SQL

Table of Contents

1. Databases

Database management systems (DBMS) manage databases, which consists of tables. Tables are a collection of records, which have rows that have a value for each column. A column is defined by its name and the type of the value that it holds.

2. SQL

The Structured Query Language (SQL) is used to query databases, making it perhaps the most widely used programming language.

2.1. Declarative Programming

SQL is a declarative language, which makes it different from languages such as Python or Scheme. In declarative languages such as SQL and Prolog, the program is a description of the desired result, rather than in imperative languages where the program is a description of the computational processes to get a result. Here, the interpreter's job is to figure out how to run processes in order to generate the desired result.

2.2. SELECT Statements

A SELECT statement transforms one table to another by selecting data. It can select columns from a table:

SELECT * FROM [table];

This query selects all of the columns from the table, and displays all of its rows. The special * column description refers to all columns in the table.

2.2.1. Projection

A projection is defined as taking a vertical subset of rows in a table. In other words, this type of query returns some of the columns in a table:

SELECT [expression] AS [name], [expression] AS [name], ... FROM [table] LIMIT [num];

It always includes a comma-separated list of column descriptions. A column description is an expression, optionally followed by AS which renames the column name to something else. The FROM clause describes a table from which to select rows and columns. The optional LIMIT clause describes the maximum number of rows to select. The special * column description refers to all columns in the table.

2.2.2. Selection

A selection is defined as taking a horizontal subset of rows in a table that satisfy a particular condition. In other words, this type of query returns some of the rows and all of the columns in a table:

SELECT * FROM [table] WHERE [condition] ORDER BY [order]

A subset of the rows is selected using the WHERE clause, which specifies a condition. An ordering over the remaining rows can be declared using an ORDER BY clause. By default this would be in increasing order, but we can also use descending order by using DESC after [order].

Example: Selection and projection

We can combine selection and projection together to perform queries on tables.

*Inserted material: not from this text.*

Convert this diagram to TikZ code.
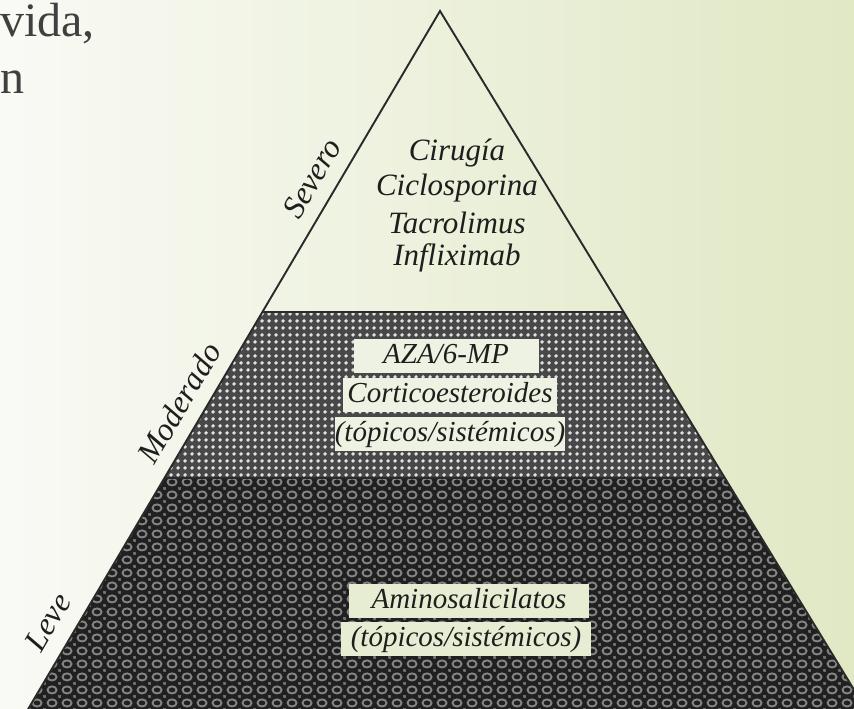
\documentclass[tikz,border=0pt]{standalone}
\usepackage{fontspec}
\setmainfont{Liberation Serif}
\usetikzlibrary{patterns.meta}
\definecolor{bgL}{HTML}{F9FAF5}
\definecolor{bgR}{HTML}{E0E8C4}
\definecolor{txt}{HTML}{1E1E1E}
\definecolor{edgec}{HTML}{2A2A2A}
\definecolor{midbg}{HTML}{484848}
\definecolor{middot}{HTML}{E2E2E2}
\definecolor{lowbg}{HTML}{202020}
\definecolor{lowring}{HTML}{858585}
\definecolor{boxmid}{HTML}{EEF2E2}
\definecolor{boxlow}{HTML}{E7EDD3}
\tikzdeclarepattern{
  name=wdots,
  type=uncolored,
  bounding box={(0pt,0pt) and (7pt,7pt)},
  tile size={(7pt,7pt)},
  code={\fill (3.5pt,3.5pt) circle [radius=2.2pt];}
}
\tikzdeclarepattern{
  name=lattice,
  type=uncolored,
  bounding box={(0pt,0pt) and (15pt,13pt)},
  tile size={(15pt,13pt)},
  code={\draw[line width=2pt] (7.5pt,6.5pt) ellipse [x radius=4.8pt, y radius=3.8pt];
        \fill (0pt,0pt) circle [radius=1.2pt];
        \fill (15pt,0pt) circle [radius=1.2pt];
        \fill (0pt,13pt) circle [radius=1.2pt];
        \fill (15pt,13pt) circle [radius=1.2pt];}
}
\tikzset{
  lbl/.style={font=\fontsize{29}{35}\selectfont\itshape, text=txt, inner sep=0pt},
  toptxt/.style={lbl, font=\fontsize{31}{35}\selectfont\itshape},
  box/.style={lbl, inner xsep=0pt, inner ysep=2pt, text height=22pt, text depth=8pt},
  boxm/.style={box, fill=boxmid},
  boxl/.style={box, fill=boxlow},
  edge/.style={draw=edgec, line width=1.9pt, line join=miter},
  side/.style={lbl, font=\fontsize{32}{36}\selectfont\itshape, rotate=59.5},
  cut/.style={font=\fontsize{48}{54}\selectfont, text=txt!85, inner sep=0pt}
}
\begin{document}
\begin{tikzpicture}[x=1pt,y=-1pt]
\useasboundingbox (0,0) rectangle (854,709);
\begin{scope}
\clip (0,0) rectangle (854,709);
\shade[left color=bgL, right color=bgR] (0,0) rectangle (854,709);
% cut-off text at top left
\node[cut, anchor=base east] (t1) at (95,37) {vida,};
\node[cut, anchor=base east] (t2) at (25,93) {n};
% pyramid geometry
\coordinate (A) at (440,11);
\coordinate (L1) at (262.4,312);
\coordinate (R1) at (623.6,312);
\coordinate (L2) at (164.5,478);
\coordinate (R2) at (724.9,478);
\coordinate (L4) at (15.2,731);
\coordinate (R4) at (879.2,731);
% middle band
\fill[midbg] (L1) -- (R1) -- (R2) -- (L2) -- cycle;
\fill[pattern=wdots, pattern color=middot] (L1) -- (R1) -- (R2) -- (L2) -- cycle;
% lower band
\fill[lowbg] (L2) -- (R2) -- (R4) -- (L4) -- cycle;
\fill[pattern=lattice, pattern color=lowring] (L2) -- (R2) -- (R4) -- (L4) -- cycle;
% outlines
\draw[edge] (L4) -- (A) -- (R4);
\draw[edge] (L1) -- (R1);
\draw[edge] (L2) -- (R2);
% top texts
\node[toptxt] (s1) at (457,153) {Cirugía};
\node[toptxt] (s2) at (457,188) {Ciclosporina};
\node[toptxt] (s3) at (457,223) {Tacrolimus};
\node[toptxt] (s4) at (457,258) {Infliximab};
% middle boxes
\node[boxm, minimum width=185pt] (m1) at (446,356) {AZA/6-MP};
\node[boxm, minimum width=214pt] (m2) at (450,395) {Corticoesteroides};
\node[boxm, minimum width=226pt] (m3) at (450,434) {(tópicos/sistémicos)};
% lower boxes
\node[boxl, minimum width=240pt] (l1) at (469,601) {Aminosalicilatos};
\node[boxl, minimum width=250pt] (l2) at (466,639) {(tópicos/sistémicos)};
% side labels
\node[side] (sv) at (312,178) {Severo};
\node[side] (md) at (179,403) {Moderado};
\node[side] (lv) at (48,622) {Leve};
\end{scope}
\end{tikzpicture}
\end{document}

The following example uses the IMDB dataset:

SELECT time, runtime, genres FROM titles WHERE year = 2025 ORDER BY runtime LIMIT 3;

This selects the columns time, runtime and genres from the table called titles such that the rows satsify the condition year = 2025. The remaining rows are then ordered by runtime in increasing order and then the first three results are shown.

2.2.3. Joining Tables

Oftentimes, you want to create a new table from data in existing tables. To do this tables can be joined to form combinations of data from rows from each of the existing tables:

[select statement] FROM [table] JOIN [table] ON [condition]

This will select data FROM the first table and join it with data from the second table for the rows that satisfy [condition]. For example:

SELECT title, averageRating FROM titles JOIN ratings ON titles.tconst=ratings.tconst;

The syntax also allows us to implicitly use a comma as JOIN and to put all of our conditions in the WHERE clause instead of having a separate ON clause:

SELECT title, averageRating FROM titles, ratings WHERE titles.tconst=ratings.tconst;

We can also join more than one table together by just chaining JOIN clauses together. The AND keyword is also useful to add conditions.

  1. Cross Joins

    Oftentimes, we need a condition to limit the ways we can join two tables. Leaving out this condition results in a cross join, which returns all possible pairs of rows between the two tables.

  2. Self Joins

    A table can be joined to itself to compare one row to another row. To differentiate between them, aliases must be used. For example, to create a table of remakes, we want to see two movies that have the same title in the same table:

    SELECT old.title, old.year AS first, new.year AS second
        FROM titles AS old JOIN titles AS new
        ON old.title=new.title AND old.year < new.year
    

2.2.4. Table Aliases

If two tables share a column name, we have to use dot expressions to disambiguate which column is from which table. This may result in long conditions and dot expressions in a query. To shorten the name of a table, table aliases may be used by introducing an AS clause: [table] AS [alias]. For example:

SELECT title, averageRating FROM titles AS t JOIN ratings AS r ON t.tconst=r.tconst;

2.3. CREATE TABLE Statements

The result of a SELECT statement is displayed to the user, but not stored. A CREATE TABLE statement gives the result a permanent name:

CREATE TABLE [name] AS [select statement];

We can also create tables by specifying the column names and their types:

CREATE TABLE IF NOT EXISTS [table name] (
    [column name] [type] UNIQUE,
    [column name] [type] DEFAULT [value],
    ...
);

Notice that we can add IF NOT EXISTS to only run the query if there is no table with this name already. Adding UNIQUE after the column name and type specifies that each row must have a unique value for this column, and we can also specify the DEFAULT value it takes on if no value is specified.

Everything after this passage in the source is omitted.